IT MIGHT SEEM unusual for a public interest legal organization to focus so intensely on the debate over capitalism and socialism. After all, these are economic systems, and PLF’s main interest is law. But hopefully you’ve seen through the other articles in this issue that law and economics are inextricably linked. That’s why it’s critically important for PLF to engage in the ongoing debate about these competing systems.

For 46 years, PLF has existed for one purpose: to defend individual liberty. We believe that when people are free to live peacefully and productively without government interference, they improve themselves, their families, and their communities.

Our belief in individual liberty has two dimensions. First, it’s the right thing for its own sake. Giving people freedom to make their own decisions is how you treat adults with respect, as they deserve. Second, liberty leads toward peace, prosperity, and progress.

This is where capitalism comes in. When people are secure in their liberty and property, they are able to exchange with each other on a voluntary basis. For instance, when I buy a loaf of bread at the grocery store, that trade creates a win-win: Not only do I get the food I need, but the baker gets income he needs. Both sides are better off after the trade.

This is the magic of the market economy. Wealth is created through the aggregation of voluntary exchanges between people. When people make economic exchanges for their own good, and the good of those they care about, they unintentionally contribute to a richer, more prosperous world.

Socialism, based on the belief that government edicts will lead to more prosperity than people making their own decisions, is the antithesis of the capitalist system. But socialism can’t work on a foundation of individual liberty. Implementing a socialist economy requires undermining the legal foundations of liberty that PLF fights for:

Property Rights: A defining factor of socialism is the abolition of private property, so that governments make economic decisions instead of individuals.

Economic Liberty: This too must be abolished under socialism. People must follow central government dictates rather than make their own economic choices.

Free Speech: Socialist governments must clamp down on free speech to keep their control of the economy.

Equality Before the Law: Socialist governments profess to treat people equally. But in reality, those connected to government get preferential treatment. And it’s usually minority groups that lose out.

Separation of Powers: The Soviet Union may have had the trappings of separated government powers, but power was centralized in the Communist Party. It’s an inescapable fact: If a socialist government is going to control the economy, it must have centralized power. In most PLF cases, we’re not fighting these extremes. But we do combat the gradual chipping away of our rights that lead us down a path to socialism, and sometimes it gets pretty darned close.

At the U.S. Supreme Court last year, we fought a bogus “critical habitat” designation that threatened to take most of the value of Edward Poitevent’s land in Louisiana. The U.S. Fish and Wildlife Service wasn’t trying to completely take away his ownership of the property, but by taking away most uses of that property, they would make his ownership essentially in name only.

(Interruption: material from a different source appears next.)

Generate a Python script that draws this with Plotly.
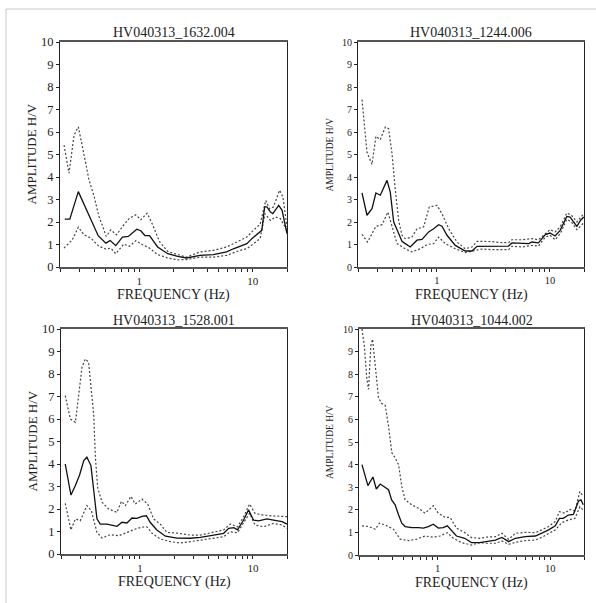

In the state of Washington, we successfully challenged Seattle’s “wealth tax,” which targeted high-income earners with an added tax, despite provisions in the Washington Constitution that prohibit levying taxes on targeted segments of the population.

Thankfully, in both of these cases, PLF was able to convince courts to undo these encroachments of government power on individual liberty. We must be ever vigilant to make sure that the foundations of individual liberty and capitalism are strengthened to avoid the creeping growth of socialism.